Cenni, um cortiço chique que poderia dar certo no Brasil
Durante a entrevista, logo pensei que o projeto do housing social poderia realmente encaixar bem no Brasil, onde existe a peculiar cultura dos cortiços e das favelas, onde existe uma grande solidariedade entre os moradores, especialmente entre as mulheres, que se ajudam entre si para resolver problemas práticos da vida, como deixar o próprio filho na casa da vizinha enquanto uma trabalha; ou alugar o nome de um avô, um parente aposentado para o vizinho que precisa obter um crédito para financiar a compra de um eletrodoméstico.
— Cenni seria um cortiço chique — responde, sorrindo, Roberta, que fica interessada na ideia de um projeto mobiliar parecido, desenvolvido no Brasil.
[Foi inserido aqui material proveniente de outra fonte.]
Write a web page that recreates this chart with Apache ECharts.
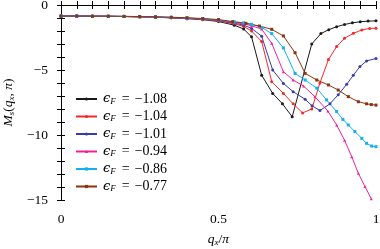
<!DOCTYPE html>
<html><head><meta charset="utf-8">
<script src="https://cdn.jsdelivr.net/npm/echarts@6/dist/echarts.min.js"></script>
<style>html,body{margin:0;padding:0;background:#fff}#c{width:380px;height:249px}</style>
</head><body><div id="c"></div>
<script>
const legendLabels = ['−1.08', '−1.04', '−1.01', '−0.94', '−0.86', '−0.77'];
const xTickLabels = ['0', '0.5', '1'];
const yTickLabels = ['0', '−5', '−10', '−15'];

const qBlack = [0,0.05,0.1,0.15,0.2,0.25,0.3,0.35,0.4,0.45,0.5,0.55,0.58,0.605,0.637,0.672,0.703,0.734,0.796,0.825,0.85,0.875,0.9,0.925,0.95,0.975,1.0];
const mBlack = [-0.85,-0.85,-0.86,-0.87,-0.89,-0.91,-0.94,-0.99,-1.05,-1.13,-1.27,-1.55,-1.85,-2.45,-5.4,-6.8,-7.6,-8.6,-3.0,-2.2,-1.9,-1.67,-1.5,-1.37,-1.29,-1.24,-1.22];

const qRed = [0,0.05,0.1,0.15,0.2,0.25,0.3,0.35,0.4,0.45,0.5,0.55,0.58,0.605,0.637,0.669,0.706,0.737,0.767,0.796,0.822,0.849,0.875,0.9,0.928,0.955,0.98,1.0];
const mRed = [-0.85,-0.85,-0.86,-0.87,-0.89,-0.91,-0.94,-0.98,-1.04,-1.11,-1.22,-1.45,-1.65,-2.0,-2.8,-5.9,-6.8,-7.6,-8.3,-8.0,-6.0,-4.2,-3.2,-2.56,-2.18,-1.92,-1.8,-1.78];

const qBlue = [0,0.05,0.1,0.15,0.2,0.25,0.3,0.35,0.4,0.45,0.5,0.55,0.58,0.605,0.637,0.672,0.706,0.737,0.775,0.797,0.822,0.854,0.88,0.907,0.928,0.949,0.97,1.0];
const mBlue = [-0.85,-0.85,-0.86,-0.87,-0.88,-0.9,-0.93,-0.97,-1.02,-1.09,-1.19,-1.4,-1.55,-1.8,-2.4,-5.0,-6.03,-6.67,-7.25,-7.75,-8.12,-7.6,-6.9,-6.1,-5.4,-4.74,-4.3,-4.12];

const qPink = [0,0.05,0.1,0.15,0.2,0.25,0.3,0.35,0.4,0.45,0.5,0.55,0.58,0.605,0.637,0.669,0.706,0.737,0.77,0.806,0.847,0.875,0.9,0.923,0.944,0.965,0.985];
const mPink = [-0.85,-0.85,-0.86,-0.87,-0.88,-0.9,-0.93,-0.96,-1.01,-1.08,-1.17,-1.35,-1.45,-1.6,-1.85,-2.95,-5.13,-5.77,-6.23,-7.05,-8.15,-9.23,-10.4,-11.67,-12.95,-13.97,-14.9];

const qCyan = [0,0.05,0.1,0.15,0.2,0.25,0.3,0.35,0.4,0.45,0.5,0.55,0.58,0.605,0.637,0.669,0.706,0.743,0.775,0.812,0.843,0.875,0.895,0.912,0.933,0.955,0.97,0.986,1.0];
const mCyan = [-0.85,-0.85,-0.86,-0.87,-0.88,-0.9,-0.92,-0.95,-1.0,-1.06,-1.15,-1.3,-1.37,-1.48,-1.72,-2.2,-3.3,-5.26,-5.77,-6.4,-7.3,-8.2,-8.8,-9.23,-9.74,-10.26,-10.64,-10.85,-10.9];

const qBrown = [0,0.05,0.1,0.15,0.2,0.25,0.3,0.35,0.4,0.45,0.5,0.545,0.587,0.63,0.669,0.706,0.743,0.775,0.812,0.849,0.88,0.912,0.944,0.97,0.985,1.0];
const mBrown = [-0.85,-0.85,-0.86,-0.86,-0.87,-0.89,-0.91,-0.94,-0.98,-1.04,-1.12,-1.28,-1.41,-1.62,-1.87,-2.38,-3.67,-5.26,-5.77,-6.15,-6.54,-7.05,-7.44,-7.6,-7.66,-7.7];

const colors = ['#1a1a1a', '#f52828', '#3a3aa8', '#f0209a', '#12b0f0', '#8a3510'];
const symbols = ['circle', 'circle', 'circle', 'triangle', 'rect', 'rect'];
const qs = [qBlack, qRed, qBlue, qPink, qCyan, qBrown];
const ms = [mBlack, mRed, mBlue, mPink, mCyan, mBrown];

const FONT = 'Liberation Serif';
const zip = (a, b) => a.map((v, i) => [v, b[i]]);

const series = qs.map((q, i) => ({
  name: legendLabels[i],
  type: 'line',
  data: zip(q, ms[i]),
  symbol: symbols[i],
  symbolSize: 3,
  showSymbol: true,
  color: colors[i],
  lineStyle: { width: 1, color: colors[i] },
  itemStyle: { color: colors[i] },
  clip: true,
  animation: false,
  xAxisIndex: 0, yAxisIndex: 0
}));

const near = (v, t) => Math.abs(v - t) < 1e-6;
const xFmt = v => near(v, 0) ? xTickLabels[0] : near(v, 0.5) ? xTickLabels[1] : near(v, 1) ? xTickLabels[2] : '';
const yFmt = v => near(v, 0) ? yTickLabels[0] : near(v, -5) ? yTickLabels[1] : near(v, -10) ? yTickLabels[2] : near(v, -15) ? yTickLabels[3] : '';

const axisLine = { show: true, lineStyle: { color: '#000', width: 1 } };
const chart = echarts.init(document.getElementById('c'), null, { renderer: 'canvas' });
chart.setOption({
  animation: false,
  backgroundColor: '#fff',
  grid: { left: 61, right: 4, top: 5, bottom: 49, containLabel: false, outerBoundsMode: 'none' },
  xAxis: [{
    type: 'value', min: 0, max: 1, interval: 0.05, position: 'bottom',
    axisLine, splitLine: { show: false },
    axisTick: { show: true, inside: true, length: 4, lineStyle: { color: '#000' } },
    axisLabel: { formatter: xFmt, margin: 12, color: '#000', fontFamily: FONT, fontSize: 13.5, showMinLabel: true, showMaxLabel: true },
    name: '{i|q}{s|x}{n|/}{i|π}', nameLocation: 'middle', nameGap: 32,
    nameTextStyle: { fontFamily: FONT, fontSize: 13.5, color: '#000', rich: {
      i: { fontFamily: FONT, fontStyle: 'italic', fontSize: 13.5, color: '#000' },
      n: { fontFamily: FONT, fontSize: 13.5, color: '#000' },
      s: { fontFamily: FONT, fontStyle: 'italic', fontSize: 9, color: '#000', verticalAlign: 'bottom', padding: [6, 0, 0, 0] } } }
  }, {
    type: 'value', min: 0, max: 1, interval: 0.05, position: 'top',
    axisLine, splitLine: { show: false },
    axisTick: { show: true, inside: true, length: 4, lineStyle: { color: '#000' } },
    axisLabel: { show: false }
  }],
  yAxis: [{
    type: 'value', min: -15, max: 0, interval: 1, position: 'left',
    axisLine, splitLine: { show: false },
    axisTick: { show: true, inside: true, length: 4, lineStyle: { color: '#000' } },
    axisLabel: { formatter: yFmt, margin: 13, color: '#000', fontFamily: FONT, fontSize: 13.5, showMinLabel: true, showMaxLabel: true },
    name: '{i|M}{s|s}{n|(}{i|q}{s|x}{n|, }{i|π}{n|)}', nameLocation: 'middle', nameGap: 44, nameRotate: 90,
    nameTextStyle: { fontFamily: FONT, fontSize: 13.5, color: '#000', rich: {
      i: { fontFamily: FONT, fontStyle: 'italic', fontSize: 13.5, color: '#000' },
      n: { fontFamily: FONT, fontSize: 13.5, color: '#000' },
      s: { fontFamily: FONT, fontStyle: 'italic', fontSize: 9, color: '#000', verticalAlign: 'bottom', padding: [6, 0, 0, 0] } } }
  }, {
    type: 'value', min: -15, max: 0, interval: 1, position: 'right',
    axisLine, splitLine: { show: false },
    axisTick: { show: true, inside: true, length: 4, lineStyle: { color: '#000' } },
    axisLabel: { show: false }
  }],
  legend: {
    orient: 'vertical', left: 70, top: 87,
    itemWidth: 21, itemHeight: 4, itemGap: 3.5,
    data: legendLabels,
    formatter: name => '{e|ϵ}{s|F}{q|=}{n|' + name + '}',
    textStyle: { fontFamily: FONT, fontSize: 14, lineHeight: 14, color: '#000', padding: [0, 0, 0, 1], rich: {
      e: { fontFamily: 'DejaVu Serif', fontStyle: 'italic', fontSize: 13, lineHeight: 14, color: '#000' },
      n: { fontFamily: FONT, fontSize: 14, lineHeight: 14, color: '#000' },
      q: { fontFamily: FONT, fontSize: 14, lineHeight: 14, color: '#000', padding: [0, 5, 0, 6] },
      s: { fontFamily: FONT, fontStyle: 'italic', fontSize: 9, lineHeight: 14, color: '#000', verticalAlign: 'bottom', padding: [4, 0, 0, 0] } } }
  },
  series
});
</script></body></html>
Explico para Roberta da existência do BNDES, um poderoso instrumento financeiro público que poderia facilmente financiar uma moradia social participativa no país. Os cortiços europeus foram durante a Revolução Industrial o lugar onde se espalhou a ideologia do comunismo e se desenvolveram os movimentos sociais mais importantes que deram origem aos sindicatos. Foi naqueles lugares pobres que se organizou, pela primeira vez, a luta pelos direitos da classe trabalhadora, explorada cruelmente nas minas de carvão da Bélgica e nas fábricas inglesas, franceses, alemãs e italianas. Parte daqueles trabalhadores, que incluía muitos anarquistas e comunistas, emigrou para o Brasil, onde foi morar nos cortiços juntos com os ex- escravos libertados após a Abolição. A arquiteta Jane Santucci conta no livro Cidade Rebelde – As Revoltas Populares do Rio de Janeiro no Início do Século XX, que quatro mil pessoas chegaram a viver no Cabeça de Porco, o maior cortiço da história do Rio de Janeiro, onde se instalaram também os imigrantes trazendo consigo a cultura sindicalista europeia. O então prefeito Pereira Passos foi chamado para demolir os cortiços cariocas, não só para dar uma nova cara urbana à capital federal, mas também para apagar qualquer movimento subversivo na cidade e na estrutura social ainda colonial. Roberta fica curiosa com a história dos cortiços brasileiros e com a força do trabalho informal que abre verdadeiras atividades econômicas nas favelas.
— Parte dos espaços criados nos prédios da Rua Cenni prevê também o desenvolvimento de atividades comerciais administradas pelos moradores, como padarias e mesmo bares e restaurantes — revela Roberta, acrescentando que o projeto tem uma relação com o bairro, que precisa desenvolver alguns tipos de serviços.
Na Cenni, nada é obrigatório. É um complexo residencial que não tem condomínios, mas assembleias. Não existem administradores, porteiros, câmeras, arame farpado — e sim, quadras esportivas e um grande desejo de mudar a vida. Tudo é aberto. Os moradores se chamam pelo nome e são eles que administram o complexo imobiliário junto com a cooperativa Cenni. Além de ter os próprios apartamentos, os moradores dividem espaços em comum onde as pessoas se encontram também para fazer cursos, conversar, cozinhar, estudar, ler e curtir a vida juntos. Cada um coloca livremente a própria profissão à disposição dos outros para trocar serviços e resolver problemas de casa entre os moradores, os quais, dessa maneira, economizam dinheiro que teriam gasto para pagar um técnico. Quando volto à casa de Marco, ele está junto com o vizinho, que ajuda na instalação da nova cozinha. À mesa, uma garrafa de Barbera aberta e os dois conversando como velhos amigos. É, o housing social evidentemente funciona.